Заначка на черный день (Лавров, Ефремова) - страница 24

— Слава Богу, это вы! Я уже думал, вы не придете! А кто это там был внизу?

Он со страхом покосился на черный проем и покивал туда согнутым пальцем, толстым, точно парнасская сарделька.

Я пожала плечами, стараясь удержать в грудной клетке скачущее сердце. С такой жизнью валидол придется в сумочке носить, блин!..

— А от кого же мы с вами бежали?

— Я от тебя бежала, дубина ты стоеросовая! — возмутилась я. — Додумался подкараулить на темной лестнице! От твоего вида и при свете кондратий может схватить!

— Вам нравится? — простодушно улыбнулся он. — Это мой любимый прикид… настоящий. Я самый старый байкер Питера, наверное… Мы еще вместе с Пулей и Ветерком начинали. Я семь лет назад в аварию попал… с тех пор голова и болит. Двадцать три метра пролетел! — он хвастливо выпятил бочкообразную грудь. — Почти как птица… Любимый шлем вдребезги разлетелся! Вы только не подумайте, я не дурак! Я нормальный… только когда накатит, я не могу оставаться один. И жутко темноты боюсь. Врачи объясняли, это нервное… Я к вам в гости пришел… познакомиться хотел. Я не бомж, я здесь живу неподалеку. А вас нет. Стал ждать — на улице стемнело. Смешно, конечно, такой большой и боится темноты, да? А мне и правда было не спуститься с лестницы, а просить кого-нибудь неловко… Вы не сердитесь?

Я уже почти пришла в себя, и даже смогла вымучить улыбку вежливости.

— Не сержусь… Вениамин, да? — вспомнила я. — Веник! Так можно?

— Можно! — радостно, до ушей ухмыльнулся он. — Меня так все и называли!

— А чего же ты поперся вниз, в темноту? Ждал бы меня здесь — и все дела. А то мы с тобой чуть не окочурились на пару. Вот вышло бы свидание! Два покойничка у стенки!

— Я тебя увидел — и пошел встречать. Вдруг ты тоже темноты боишься? Я думал, что смогу, но не вышло… Смешно, да? Я ведь раньше ничего не боялся. А потом вот башкой треснулся — и все теперь… Инвалид второй группы.

Он так растерянно взглянул на меня, что у меня просто ком подкатил к горлу. Чем-то он меня тронул… этой дурацкой заботливостью, что ли? Обо мне давно никто так простодушно не заботился.

— А что же твои друзья? — хмуро спросила я, сопротивляясь жалости изо всех сил.

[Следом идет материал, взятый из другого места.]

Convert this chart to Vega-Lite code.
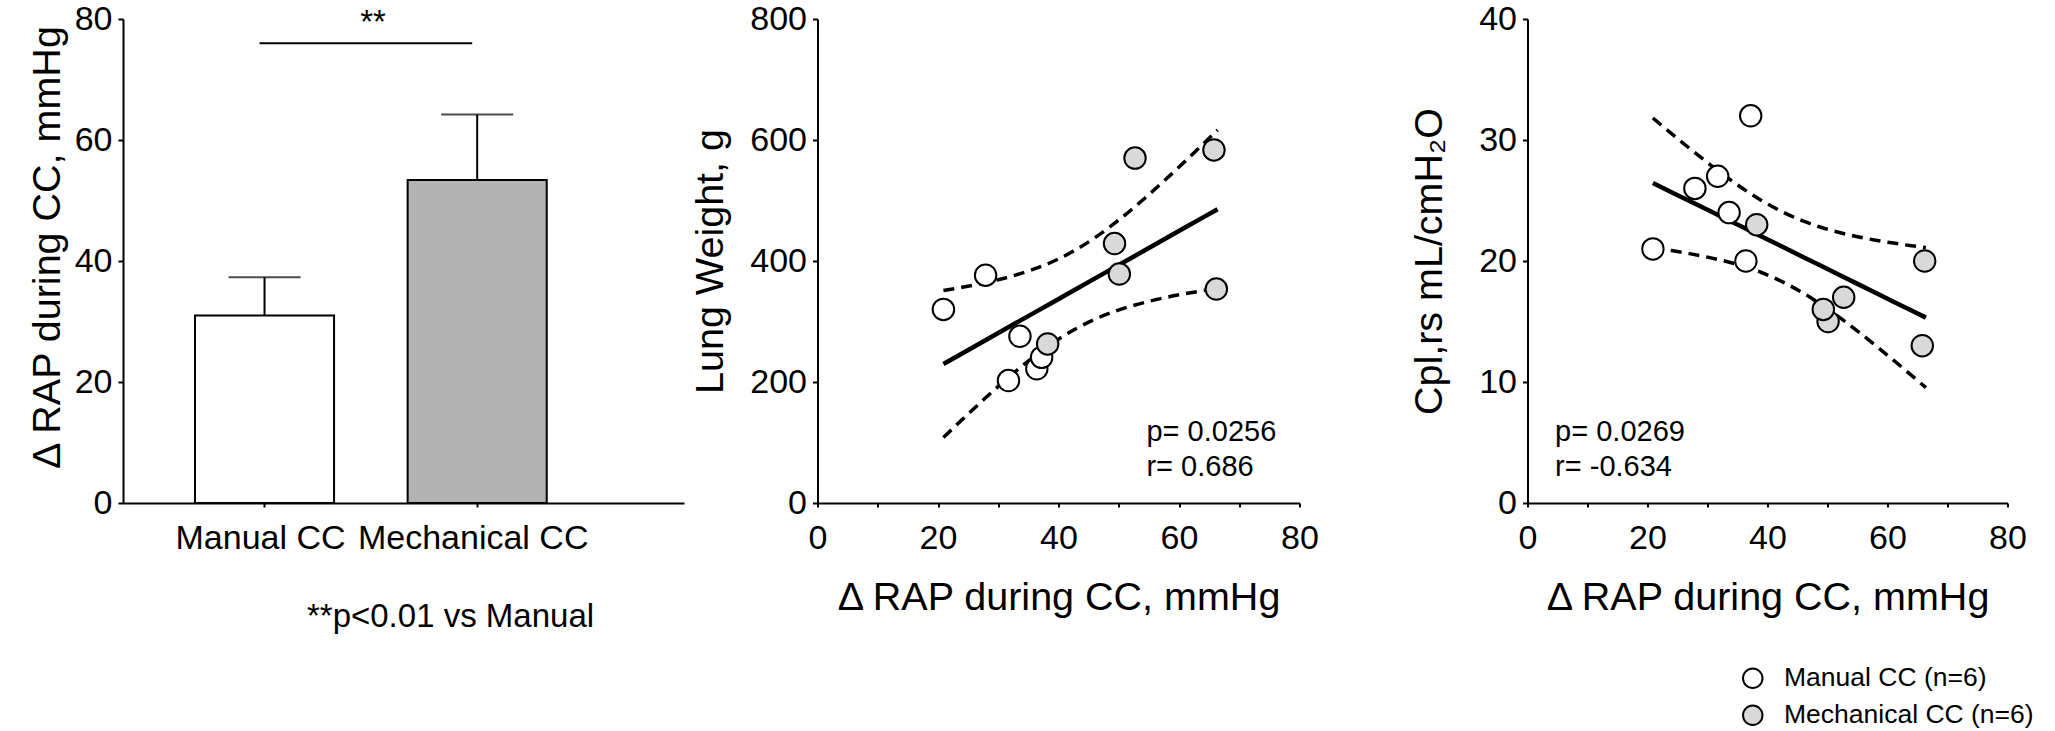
{
  "$schema": "https://vega.github.io/schema/vega-lite/v6.json",
  "padding": {"left": 26, "top": 2, "right": 0, "bottom": 0},
  "config": {
    "font": "Liberation Sans",
    "view": {"stroke": null},
    "axis": {
      "domainColor": "black", "domainWidth": 2, "tickColor": "black", "tickWidth": 2,
      "labelColor": "black", "titleColor": "black", "labelFontSize": 34, "titleFontSize": 39.5,
      "titleFontWeight": "normal", "grid": false, "labelFont": "Liberation Sans", "titleFont": "Liberation Sans",
      "labelFlush": false, "labelOverlap": false, "labelLimit": 0
    },
    "axisY": {"tickSize": 5, "labelPadding": 6},
    "axisX": {"tickSize": 4, "labelPadding": 14},
    "text": {"font": "Liberation Sans", "color": "black"}
  },
  "datasets": {
    "bars": [
      {"group": "Manual CC", "mean": 31.0, "upper": 37.3},
      {"group": "Mechanical CC", "mean": 53.4, "upper": 64.2}
    ],
    "sig": [
      {"from": "Manual CC", "to": "Mechanical CC", "y": 76, "ylab": 77.7, "label": "**"}
    ],
    "pts": [
      {"group": "Manual CC", "rap": 20.9, "lw": 320, "cpl": 21},
      {"group": "Manual CC", "rap": 27.9, "lw": 376.5, "cpl": 26},
      {"group": "Manual CC", "rap": 31.7, "lw": 202.4, "cpl": 27},
      {"group": "Manual CC", "rap": 33.6, "lw": 275.6, "cpl": 24},
      {"group": "Manual CC", "rap": 36.4, "lw": 221.9, "cpl": 20},
      {"group": "Manual CC", "rap": 37.2, "lw": 240.7, "cpl": 32},
      {"group": "Mechanical CC", "rap": 38.2, "lw": 262.9, "cpl": 23},
      {"group": "Mechanical CC", "rap": 50.1, "lw": 378.5, "cpl": 15},
      {"group": "Mechanical CC", "rap": 52.7, "lw": 570.1, "cpl": 17},
      {"group": "Mechanical CC", "rap": 49.3, "lw": 428.9, "cpl": 16},
      {"group": "Mechanical CC", "rap": 65.8, "lw": 583.6, "cpl": 13},
      {"group": "Mechanical CC", "rap": 66.2, "lw": 353.6, "cpl": 20}
    ],
    "fit2": [
      {"rap": 20.9, "fit": 229.7, "lo": 108.2, "hi": 351.2},
      {"rap": 24, "fit": 247.2, "lo": 137.8, "hi": 356.6},
      {"rap": 27, "fit": 264.0, "lo": 165.7, "hi": 362.3},
      {"rap": 30, "fit": 280.9, "lo": 192.7, "hi": 369.1},
      {"rap": 33, "fit": 297.8, "lo": 218.5, "hi": 377.1},
      {"rap": 36, "fit": 314.7, "lo": 242.5, "hi": 386.9},
      {"rap": 39, "fit": 331.5, "lo": 264.2, "hi": 398.8},
      {"rap": 42.5, "fit": 351.2, "lo": 285.9, "hi": 416.5},
      {"rap": 46, "fit": 370.9, "lo": 303.6, "hi": 438.2},
      {"rap": 49, "fit": 387.8, "lo": 315.6, "hi": 460.0},
      {"rap": 52, "fit": 404.6, "lo": 325.3, "hi": 483.9},
      {"rap": 55, "fit": 421.5, "lo": 333.3, "hi": 509.7},
      {"rap": 58, "fit": 438.4, "lo": 340.1, "hi": 536.7},
      {"rap": 61, "fit": 455.3, "lo": 345.9, "hi": 564.7},
      {"rap": 64, "fit": 472.1, "lo": 351.0, "hi": 593.2},
      {"rap": 66.4, "fit": 485.6, "lo": 354.8, "hi": 616.4}
    ],
    "fit3": [
      {"rap": 20.9, "fit": 26.45, "lo": 21.07, "hi": 31.82},
      {"rap": 24, "fit": 25.69, "lo": 20.86, "hi": 30.53},
      {"rap": 27, "fit": 24.96, "lo": 20.61, "hi": 29.31},
      {"rap": 30, "fit": 24.23, "lo": 20.32, "hi": 28.13},
      {"rap": 33, "fit": 23.49, "lo": 19.98, "hi": 27.00},
      {"rap": 36, "fit": 22.76, "lo": 19.57, "hi": 25.95},
      {"rap": 39, "fit": 22.02, "lo": 19.05, "hi": 25.00},
      {"rap": 42.5, "fit": 21.17, "lo": 18.28, "hi": 24.06},
      {"rap": 46, "fit": 20.31, "lo": 17.33, "hi": 23.29},
      {"rap": 49, "fit": 19.58, "lo": 16.38, "hi": 22.77},
      {"rap": 52, "fit": 18.84, "lo": 15.34, "hi": 22.35},
      {"rap": 55, "fit": 18.11, "lo": 14.21, "hi": 22.01},
      {"rap": 58, "fit": 17.37, "lo": 13.02, "hi": 21.72},
      {"rap": 61, "fit": 16.64, "lo": 11.80, "hi": 21.48},
      {"rap": 64, "fit": 15.91, "lo": 10.55, "hi": 21.26},
      {"rap": 66.4, "fit": 15.32, "lo": 9.53, "hi": 21.11}
    ],
    "stats2": [
      {"rap": 54.6, "val": 103, "label": "p= 0.0256"},
      {"rap": 54.6, "val": 44, "label": "r= 0.686"}
    ],
    "stats3": [
      {"rap": 4.6, "val": 5.15, "label": "p= 0.0269"},
      {"rap": 4.6, "val": 2.2, "label": "r= -0.634"}
    ]
  },
  "bounds": "flush",
  "spacing": 133.5,
  "resolve": {"scale": {"fill": "independent"}, "legend": {"fill": "independent"}},
  "hconcat": [
    {
      "width": 561,
      "height": 484,
      "layer": [
        {
          "data": {"name": "bars"},
          "mark": {"type": "bar", "stroke": "black", "strokeWidth": 2},
          "encoding": {
            "x": {
              "field": "group", "type": "nominal", "sort": null,
              "scale": {"paddingInner": 0.346, "paddingOuter": 0.492, "align": 0.344},
              "axis": {
                "labelAngle": 0, "labelOffset": -4, "title": "**p<0.01 vs Manual", "titleFontSize": 33,
                "titleX": 327, "titleY": 123, "titleAlign": "center", "titleBaseline": "alphabetic", "titleAnchor": null
              }
            },
            "y": {
              "field": "mean", "type": "quantitative",
              "scale": {"domain": [0, 80], "nice": false},
              "axis": {
                "values": [0, 20, 40, 60, 80], "title": "Δ RAP during CC, mmHg",
                "titleX": -64, "titleY": 228, "titleAlign": "center", "titleBaseline": "alphabetic", "titleAnchor": null
              }
            },
            "fill": {
              "field": "group", "type": "nominal",
              "scale": {"domain": ["Manual CC", "Mechanical CC"], "range": ["#ffffff", "#b3b3b3"]},
              "legend": null
            }
          }
        },
        {
          "data": {"name": "bars"},
          "mark": {"type": "rule", "color": "black", "strokeWidth": 2},
          "encoding": {
            "x": {"field": "group", "type": "nominal", "sort": null},
            "y": {"field": "mean", "type": "quantitative"},
            "y2": {"field": "upper"}
          }
        },
        {
          "data": {"name": "bars"},
          "mark": {"type": "tick", "color": "black", "thickness": 2, "size": 72, "orient": "horizontal"},
          "encoding": {
            "x": {"field": "group", "type": "nominal", "sort": null},
            "y": {"field": "upper", "type": "quantitative"}
          }
        },
        {
          "data": {"name": "sig"},
          "mark": {"type": "rule", "color": "black", "strokeWidth": 2, "xOffset": -5, "x2Offset": -5},
          "encoding": {
            "x": {"field": "from", "type": "nominal"},
            "x2": {"field": "to"},
            "y": {"field": "y", "type": "quantitative"}
          }
        },
        {
          "data": {"name": "sig"},
          "mark": {"type": "text", "fontSize": 33, "align": "center", "baseline": "alphabetic"},
          "encoding": {
            "x": {"field": "from", "type": "nominal", "bandPosition": 1.28},
            "y": {"field": "ylab", "type": "quantitative"},
            "text": {"field": "label"}
          }
        }
      ]
    },
    {
      "bounds": "flush",
      "spacing": 228,
      "resolve": {"scale": {"fill": "independent"}, "legend": {"fill": "independent"}},
      "hconcat": [
        {
          "width": 482,
          "height": 484,
          "layer": [
            {
              "data": {"name": "fit2"},
              "mark": {"type": "line", "color": "black", "strokeWidth": 3.5, "strokeDash": [11, 7], "interpolate": "monotone"},
              "encoding": {
                "x": {
                  "field": "rap", "type": "quantitative",
                  "scale": {"domain": [0, 80], "nice": false},
                  "axis": {
                    "values": [0, 10, 20, 30, 40, 50, 60, 70, 80],
                    "labelExpr": "datum.value % 20 === 0 ? datum.label : ''",
                    "title": "Δ RAP during CC, mmHg", "titleY": 106, "titleBaseline": "alphabetic"
                  }
                },
                "y": {
                  "field": "hi", "type": "quantitative",
                  "scale": {"domain": [0, 800], "nice": false},
                  "axis": {
                    "values": [0, 200, 400, 600, 800], "title": "Lung Weight, g",
                    "titleX": -95, "titleY": 242, "titleAlign": "center", "titleBaseline": "alphabetic", "titleAnchor": null
                  }
                }
              }
            },
            {
              "data": {"name": "fit2"},
              "mark": {"type": "line", "color": "black", "strokeWidth": 3.5, "strokeDash": [11, 7], "interpolate": "monotone"},
              "encoding": {
                "x": {"field": "rap", "type": "quantitative"},
                "y": {"field": "lo", "type": "quantitative"}
              }
            },
            {
              "data": {"name": "fit2"},
              "mark": {"type": "line", "color": "black", "strokeWidth": 4.5},
              "encoding": {
                "x": {"field": "rap", "type": "quantitative"},
                "y": {"field": "fit", "type": "quantitative"}
              }
            },
            {
              "data": {"name": "pts"},
              "mark": {"type": "point", "shape": "circle", "filled": true, "size": 460, "stroke": "black", "strokeWidth": 2, "opacity": 1},
              "encoding": {
                "x": {"field": "rap", "type": "quantitative"},
                "y": {"field": "lw", "type": "quantitative"},
                "fill": {
                  "field": "group", "type": "nominal",
                  "scale": {"domain": ["Manual CC", "Mechanical CC"], "range": ["#ffffff", "#d9d9d9"]},
                  "legend": null
                },
                "order": {"value": 0}
              }
            },
            {
              "data": {"name": "stats2"},
              "mark": {"type": "text", "fontSize": 29, "align": "left", "baseline": "alphabetic"},
              "encoding": {
                "x": {"field": "rap", "type": "quantitative"},
                "y": {"field": "val", "type": "quantitative"},
                "text": {"field": "label"}
              }
            }
          ]
        },
        {
          "width": 480,
          "height": 484,
          "layer": [
            {
              "data": {"name": "fit3"},
              "mark": {"type": "line", "color": "black", "strokeWidth": 3.5, "strokeDash": [11, 7], "interpolate": "monotone"},
              "encoding": {
                "x": {
                  "field": "rap", "type": "quantitative",
                  "scale": {"domain": [0, 80], "nice": false},
                  "axis": {
                    "values": [0, 10, 20, 30, 40, 50, 60, 70, 80],
                    "labelExpr": "datum.value % 20 === 0 ? datum.label : ''",
                    "title": "Δ RAP during CC, mmHg", "titleY": 106, "titleBaseline": "alphabetic"
                  }
                },
                "y": {
                  "field": "hi", "type": "quantitative",
                  "scale": {"domain": [0, 40], "nice": false},
                  "axis": {
                    "values": [0, 10, 20, 30, 40], "title": "Cpl,rs mL/cmH₂O",
                    "titleX": -86, "titleY": 242, "titleAlign": "center", "titleBaseline": "alphabetic", "titleAnchor": null
                  }
                }
              }
            },
            {
              "data": {"name": "fit3"},
              "mark": {"type": "line", "color": "black", "strokeWidth": 3.5, "strokeDash": [11, 7], "interpolate": "monotone"},
              "encoding": {
                "x": {"field": "rap", "type": "quantitative"},
                "y": {"field": "lo", "type": "quantitative"}
              }
            },
            {
              "data": {"name": "fit3"},
              "mark": {"type": "line", "color": "black", "strokeWidth": 4.5},
              "encoding": {
                "x": {"field": "rap", "type": "quantitative"},
                "y": {"field": "fit", "type": "quantitative"}
              }
            },
            {
              "data": {"name": "pts"},
              "mark": {"type": "point", "shape": "circle", "filled": true, "size": 460, "stroke": "black", "strokeWidth": 2, "opacity": 1},
              "encoding": {
                "x": {"field": "rap", "type": "quantitative"},
                "y": {"field": "cpl", "type": "quantitative"},
                "fill": {
                  "field": "group", "type": "nominal",
                  "scale": {"domain": ["Manual CC", "Mechanical CC"], "range": ["#ffffff", "#d9d9d9"]},
                  "legend": {
                    "orient": "none", "legendX": 212, "legendY": 646, "title": null,
                    "labelExpr": "datum.label + ' (n=6)'", "labelFontSize": 26.5, "labelColor": "black",
                    "labelFont": "Liberation Sans", "labelLimit": 0, "symbolType": "circle", "symbolSize": 380,
                    "symbolStrokeColor": "black", "symbolStrokeWidth": 2, "rowPadding": 9, "labelOffset": 18
                  }
                },
                "order": {"value": 0}
              }
            },
            {
              "data": {"name": "stats3"},
              "mark": {"type": "text", "fontSize": 29, "align": "left", "baseline": "alphabetic"},
              "encoding": {
                "x": {"field": "rap", "type": "quantitative"},
                "y": {"field": "val", "type": "quantitative"},
                "text": {"field": "label"}
              }
            }
          ]
        }
      ]
    }
  ]
}
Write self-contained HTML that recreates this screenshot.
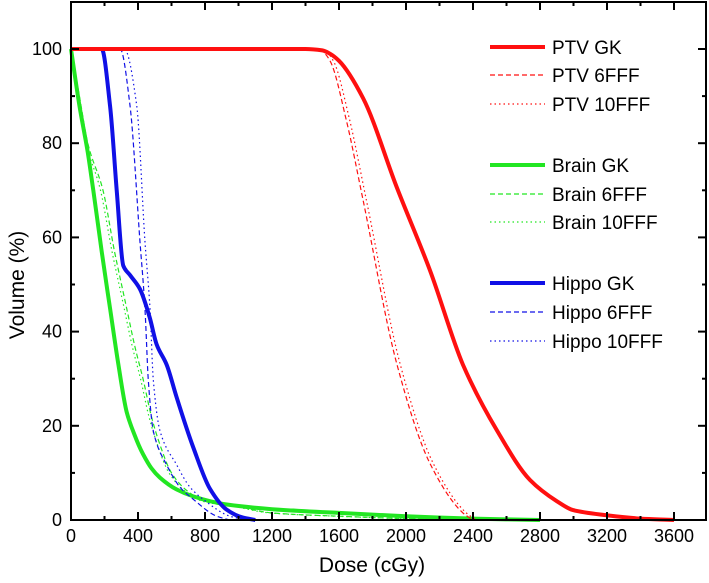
<!DOCTYPE html>
<html><head><meta charset="utf-8"><style>
html,body{margin:0;padding:0;background:#fff;}
svg{display:block;font-family:"Liberation Sans",Arial,sans-serif;}
</style></head><body>
<svg id="chart" width="709" height="583" xmlns="http://www.w3.org/2000/svg">
<g id="plot"></g>
<g id="axes"></g>
<g id="legend"></g>
<text x="372" y="572" font-size="21" text-anchor="middle">Dose (cGy)</text>
<text transform="translate(24,285) rotate(-90)" font-size="21" text-anchor="middle">Volume (%)</text>
</svg>
<script>
const xTicks=[0,400,800,1200,1600,2000,2400,2800,3200,3600];
const yTicks=[0,20,40,60,80,100];
const ptvGkDose=[0,1400,1500,1546,1600,1743,1946,2143,2340,2543,2740,2900,2997,3200,3400,3600];
const ptvGkVol=[100,100,99.7,99,97.5,89.6,70.5,53,33,19,8.5,4,2.1,1,0.3,0];
const ptv6Dose=[0,1450,1500,1546,1643,1743,1946,2143,2340,2400];
const ptv6Vol=[100,100,99.5,97.5,85,68,33,12,1.5,0];
const ptv10Dose=[0,1470,1520,1566,1663,1763,1966,2163,2360,2420];
const ptv10Vol=[100,100,99.5,97.5,85,68,33,12,1.5,0];
const brainGkDose=[0,50,100,133,183,233,283,332,380,430,480,531,630,730,830,930,1200,1600,2000,2400,2800];
const brainGkVol=[100,88,78,70,57,45,33,23,18,14,11,9,6.5,5,4,3.3,2.3,1.5,0.8,0.3,0];
const brain6Dose=[0,50,100,191,260,332,380,430,480,531,600,700,800,1000,1200,1600,2000,2400];
const brain6Vol=[100,90,80,70,57,45,37,30,22,16,10,6,4,2.8,1.5,0.8,0.3,0];
const brain10Dose=[0,40,90,176,245,317,365,415,465,516,585,685,785,985,1185,1585,1985,2385];
const brain10Vol=[100,90,80,70,57,45,37,30,22,16,10,6,4,2.8,1.5,0.8,0.3,0];
const hippoGkDose=[0,183,233,273,312,352,412,470,511,571,631,730,830,929,1027,1100];
const hippoGkVol=[100,100,88,70,54,52,49,43,37.3,33,26,15.4,6.6,2.2,0.5,0];
const hippo6Dose=[0,293,352,412,442,461,491,571,650,730,870,950];
const hippo6Vol=[100,100,88,59,44.6,30,19,11.7,7,4.4,0.8,0];
const hippo10Dose=[0,318,392,442,472,491,531,631,710,789,949,1050];
const hippo10Vol=[100,100,88,59,44.6,30,19,11.7,7,4.4,0.8,0];

const X0=71,X1=674,Y0=520,Y1=49,RIGHT=706,TOP=2;
const xs=d=>X0+(d/3600)*(X1-X0);
const ys=v=>Y0-(v/100)*(Y0-Y1);
const NS="http://www.w3.org/2000/svg";
const plot=document.getElementById('plot'),axes=document.getElementById('axes'),leg=document.getElementById('legend');
function mk(tag,attrs,parent){const e=document.createElementNS(NS,tag);for(const k in attrs)e.setAttribute(k,attrs[k]);parent.appendChild(e);return e;}
function monotonePath(px,py){
 const n=px.length,dx=[],m=[],t=new Array(n);
 for(let i=0;i<n-1;i++){dx.push(px[i+1]-px[i]);m.push((py[i+1]-py[i])/(px[i+1]-px[i]));}
 t[0]=m[0];t[n-1]=m[n-2];
 for(let i=1;i<n-1;i++){t[i]=(m[i-1]*m[i]<=0)?0:(dx[i-1]+dx[i])*3/((2*dx[i]+dx[i-1])/m[i-1]+(dx[i]+2*dx[i-1])/m[i]);}
 let d='M'+px[0].toFixed(1)+','+py[0].toFixed(1);
 for(let i=0;i<n-1;i++){const h=dx[i]/3;
  d+='C'+(px[i]+h).toFixed(1)+','+(py[i]+t[i]*h).toFixed(1)+' '+(px[i+1]-h).toFixed(1)+','+(py[i+1]-t[i+1]*h).toFixed(1)+' '+px[i+1].toFixed(1)+','+py[i+1].toFixed(1);}
 return d;
}
const RED='#ff1010',GREEN='#22e622',BLUE='#1010e6';
const series=[
 ['brain-gk',brainGkDose,brainGkVol,GREEN,4,null],
 ['brain-6fff',brain6Dose,brain6Vol,GREEN,1.2,'5,3'],
 ['brain-10fff',brain10Dose,brain10Vol,GREEN,1.2,'1.5,3'],
 ['hippo-6fff',hippo6Dose,hippo6Vol,BLUE,1.2,'5,3'],
 ['hippo-10fff',hippo10Dose,hippo10Vol,BLUE,1.2,'1.5,3'],
 ['hippo-gk',hippoGkDose,hippoGkVol,BLUE,4,null],
 ['ptv-6fff',ptv6Dose,ptv6Vol,RED,1.2,'5,3'],
 ['ptv-10fff',ptv10Dose,ptv10Vol,RED,1.2,'1.5,3'],
 ['ptv-gk',ptvGkDose,ptvGkVol,RED,4,null]
];
series.forEach(s=>{
 const d=monotonePath(s[1].map(xs),s[2].map(ys));
 const p=mk('path',{d:d,fill:'none',stroke:s[3],'stroke-width':s[4],'stroke-linejoin':'round'},plot);
 if(s[5])p.setAttribute('stroke-dasharray',s[5]);
 
 
});
const fr=mk('rect',{x:X0,y:TOP,width:RIGHT-X0,height:Y0-TOP,fill:'none',stroke:'#000','stroke-width':2},axes);


for(let d=0;d<=3600;d+=200){
 const major=d%400===0,len=major?8:4,x=xs(d);
 mk('line',{x1:x,x2:x,y1:Y0,y2:Y0-len,stroke:'#000','stroke-width':2},axes);
 mk('line',{x1:x,x2:x,y1:TOP,y2:TOP+len,stroke:'#000','stroke-width':2},axes);
}
xTicks.forEach(t=>{
 const e=mk('text',{x:xs(t),y:542,'font-size':18,'text-anchor':'middle'},axes);e.textContent=t;
 
 
});
for(let v=0;v<=100;v+=10){
 const major=v%20===0,len=major?8:4,y=ys(v);
 mk('line',{x1:X0,x2:X0+len,y1:y,y2:y,stroke:'#000','stroke-width':2},axes);
 mk('line',{x1:RIGHT,x2:RIGHT-len,y1:y,y2:y,stroke:'#000','stroke-width':2},axes);
}
yTicks.forEach(t=>{
 const e=mk('text',{x:62,y:ys(t)+6,'font-size':18,'text-anchor':'end'},axes);e.textContent=t;
 
 
});
const legItems=[['PTV GK',RED,4,null,47],['PTV 6FFF',RED,1.2,'5,3',75],['PTV 10FFF',RED,1.2,'1.5,3',104],
['Brain GK',GREEN,4,null,165],['Brain 6FFF',GREEN,1.2,'5,3',194],['Brain 10FFF',GREEN,1.2,'1.5,3',222],
['Hippo GK',BLUE,4,null,283],['Hippo 6FFF',BLUE,1.2,'5,3',312],['Hippo 10FFF',BLUE,1.2,'1.5,3',341]];
legItems.forEach(it=>{
 const g=mk('g',{},leg);
 
 
 const l=mk('line',{x1:490,x2:545,y1:it[4],y2:it[4],stroke:it[1],'stroke-width':it[2]},g);
 if(it[3])l.setAttribute('stroke-dasharray',it[3]);
 const t=mk('text',{x:552,y:it[4]+7,'font-size':19},g);t.textContent=it[0];
});
</script>
</body></html>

— А я никому не нужен! — радостно сообщил он. — Пулю посадили… Ветерок разбился в лепешку… он совсем без башни был. Остальные все молодые… мне за ними уже не угнаться. Жена ушла… давно. Когда я лежал два года. Я же сначала лежачий был. Это потом меня врач один поднял. Слушай, у меня там цветы, конфеты наверху, у твоей двери! Я же на полном серьезе пришел знакомиться! Только без бутылки, мне нельзя.